- City: Trenton, New Jersey
- League: ECHL
- Founded: 1981 (in the CHL)
- Home arena: CURE Insurance Arena
- Colors: Blue, grey, red, white
- Owners: Pro Hockey Partners, LLC
- General manager: Erik Hudson
- Head coach: Chuck Weber
- Affiliates: New York Islanders (NHL) Hamilton Hammers (AHL)
- Website: trentonironhawks.com

Franchise history
- 1981–1983: Nashville South Stars
- 1983–1990: Virginia Lancers
- 1990–1992: Roanoke Valley Rebels
- 1992–1993: Roanoke Valley Rampage
- 1993–1994: Huntsville Blast
- 1994–2001: Tallahassee Tiger Sharks
- 2001–2002: Macon Whoopee
- 2002–2003: Lexington Men O' War
- 2005–2026: Utah Grizzlies
- 2026–present: Trenton Ironhawks

= Trenton Ironhawks =

Future professional minor league ice hockey team in Trenton, New Jersey

The Trenton Ironhawks are a future professional ice hockey team in the ECHL. The team will begin play in the 2026–27 ECHL season following the relocation of the current Utah Grizzlies to Trenton, New Jersey. The Ironhawks will be affiliated with the New York Islanders of the National Hockey League (NHL) and play their home games at CURE Insurance Arena.

==History==
===Pre-history===
The current Utah Grizzlies franchise started in 1981 as the Nashville South Stars in Nashville, Tennessee, in the Central Hockey League. Henry Brabham then took over the team in 1983 and relocated them to Vinton, Virginia mid-season, to become the Virginia Lancers. Brabham and the Lancers were then one of the founding members of the East Coast Hockey League (ECHL) in 1988.
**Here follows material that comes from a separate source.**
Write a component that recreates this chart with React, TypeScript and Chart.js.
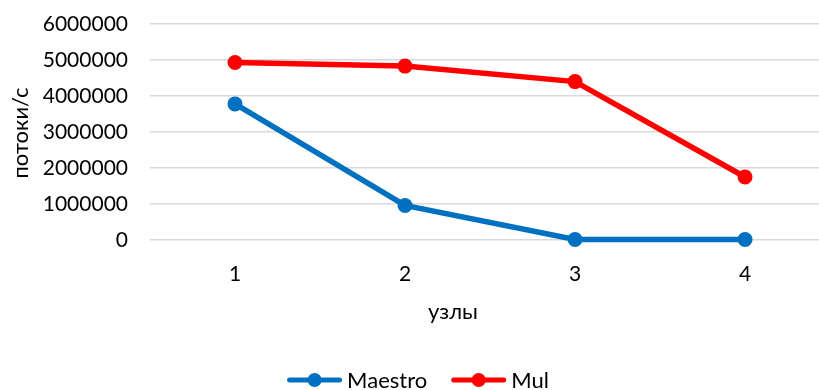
import React, { useEffect, useRef } from "react";
import { Chart, registerables } from "chart.js";

Chart.register(...registerables);

// Throughput (flows per second) by node count
const nodeCounts = [1, 2, 3, 4];
const maestroValues = [3780000, 960000, 15000, 15000];
const mulValues = [4930000, 4830000, 4400000, 1750000];
const seriesNames = ["Maestro", "Mul"];
const seriesColors = ["#0070C0", "#FF0000"];
const yTickValues = [0, 1000000, 2000000, 3000000, 4000000, 5000000, 6000000];
const yAxisTitle = "потоки/с";
const xAxisTitle = "узлы";

const FONT_FAMILY = "Lato, 'Open Sans', sans-serif";
const TEXT_COLOR = "#000000";
const GRID_COLOR = "#d9d9d9";
const TICK_FONT_SIZE = 21;
const TITLE_FONT_SIZE = 22;

// Axis titles and a line-with-dot legend drawn over the finished chart
const overlayText = {
  id: "overlayText",
  afterDraw(chart: Chart) {
    const ctx = chart.ctx;
    ctx.save();
    ctx.fillStyle = TEXT_COLOR;
    ctx.font = `${TITLE_FONT_SIZE}px ${FONT_FAMILY}`;
    ctx.textAlign = "center";
    ctx.textBaseline = "middle";
    ctx.fillText(xAxisTitle, 453, 312);
    ctx.save();
    ctx.translate(21, 133);
    ctx.rotate(-Math.PI / 2);
    ctx.fillText(yAxisTitle, 0, 0);
    ctx.restore();

    // legend
    const markerW = 55;
    const textGap = 5;
    const itemGap = 24;
    const legendY = 380;
    const widths = seriesNames.map((n) => ctx.measureText(n).width);
    const total =
      widths.reduce((a, w) => a + markerW + textGap + w, 0) +
      itemGap * (seriesNames.length - 1);
    let x = 418 - total / 2;
    ctx.textAlign = "left";
    seriesNames.forEach((name, i) => {
      const color = seriesColors[i];
      ctx.strokeStyle = color;
      ctx.fillStyle = color;
      ctx.lineWidth = 5;
      ctx.lineCap = "round";
      ctx.beginPath();
      ctx.moveTo(x + 2.5, legendY);
      ctx.lineTo(x + markerW - 2.5, legendY);
      ctx.stroke();
      ctx.beginPath();
      ctx.arc(x + markerW / 2, legendY, 7, 0, Math.PI * 2);
      ctx.fill();
      ctx.fillStyle = TEXT_COLOR;
      ctx.fillText(name, x + markerW + textGap, legendY + 1);
      x += markerW + textGap + widths[i] + itemGap;
    });
    ctx.restore();
  },
};

export default function App() {
  const canvasRef = useRef<HTMLCanvasElement | null>(null);

  useEffect(() => {
    document.body.style.margin = "0";
    const canvas = canvasRef.current;
    if (!canvas) return;

    const valuesBySeries = [maestroValues, mulValues];

    const chart = new Chart(canvas, {
      type: "line",
      data: {
        datasets: seriesNames.map((name, i) => ({
          label: name,
          data: nodeCounts.map((n, j) => ({ x: n, y: valuesBySeries[i][j] })),
          borderColor: seriesColors[i],
          backgroundColor: seriesColors[i],
          borderWidth: 5.5,
          pointRadius: 7.5,
          pointHoverRadius: 7.5,
          pointBorderWidth: 0,
          tension: 0,
          fill: false,
          clip: false,
        })),
      },
      plugins: [overlayText],
      options: {
        responsive: false,
        animation: false,
        maintainAspectRatio: false,
        layout: {
          autoPadding: false,
          padding: { top: 24, right: 0, bottom: 0, left: 0 },
        },
        plugins: {
          tooltip: { enabled: false },
          legend: { display: false },
        },
        scales: {
          x: {
            type: "linear",
            min: 0.5,
            max: 4.435,
            afterBuildTicks: (scale: any) => {
              scale.ticks = nodeCounts.map((v) => ({ value: v }));
            },
            afterFit: (scale: any) => {
              scale.height = 150;
              scale.paddingLeft = 0;
              scale.paddingRight = 0;
            },
            grid: { display: false, drawTicks: false },
            border: { display: false },
            ticks: {
              padding: 22,
              color: TEXT_COLOR,
              font: { family: FONT_FAMILY, size: TICK_FONT_SIZE },
              maxRotation: 0,
              autoSkip: false,
            },
          },
          y: {
            min: 0,
            max: 6000000,
            afterBuildTicks: (scale: any) => {
              scale.ticks = yTickValues.map((v) => ({ value: v }));
            },
            afterFit: (scale: any) => {
              scale.width = 150;
              scale.paddingTop = 0;
              scale.paddingBottom = 0;
            },
            grid: { color: GRID_COLOR, lineWidth: 1.5, drawTicks: false },
            border: { display: false },
            ticks: {
              padding: 22,
              color: TEXT_COLOR,
              font: { family: FONT_FAMILY, size: TICK_FONT_SIZE },
              callback: (v: any) => String(v),
            },
          },
        },
      },
    });

    return () => chart.destroy();
  }, []);

  return (
    <div style={{ width: 819, height: 390 }}>
      <canvas
        ref={canvasRef}
        width={819}
        height={390}
        style={{ display: "block" }}
      />
    </div>
  );
}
The franchise was sold and relocated several times until it went dormant after the 2002–03 season. After the American Hockey League (AHL) incarnation of the Grizzlies suspended operations in 2005, David Elmore (Elmore Sports Group) and his wife, Donna Tuttle bought the rights to the dormant ECHL franchise and moved the team to the E Center to replace the previous Grizzlies franchise.

===Relocation to Trenton, New Jersey===
On July 23, 2025, West Valley City officials announced that they had agreed to a deal to sell the team to Delaware-based Pro Hockey Partners, LLC who will relocate the team to a different market for the 2026–27 season. The former ECHL market Trenton, New Jersey, was the rumored destination for the Grizzlies. The team was reported be playing at the CURE Insurance Arena which is the former home of the Trenton Titans/Trenton Devils. On September 9, 2025, the Grizzlies confirmed the sale to Pro Hockey Partners, LLC and the relocation to Trenton. On January 13, 2026, it was announced that the Grizzlies would be rebranded to the Trenton Ironhawks.

On May 20, 2026, the Ironhawks announced their first affiliation in their Trenton era, being with the New York Islanders of the NHL and the Hamilton Hammers of the AHL.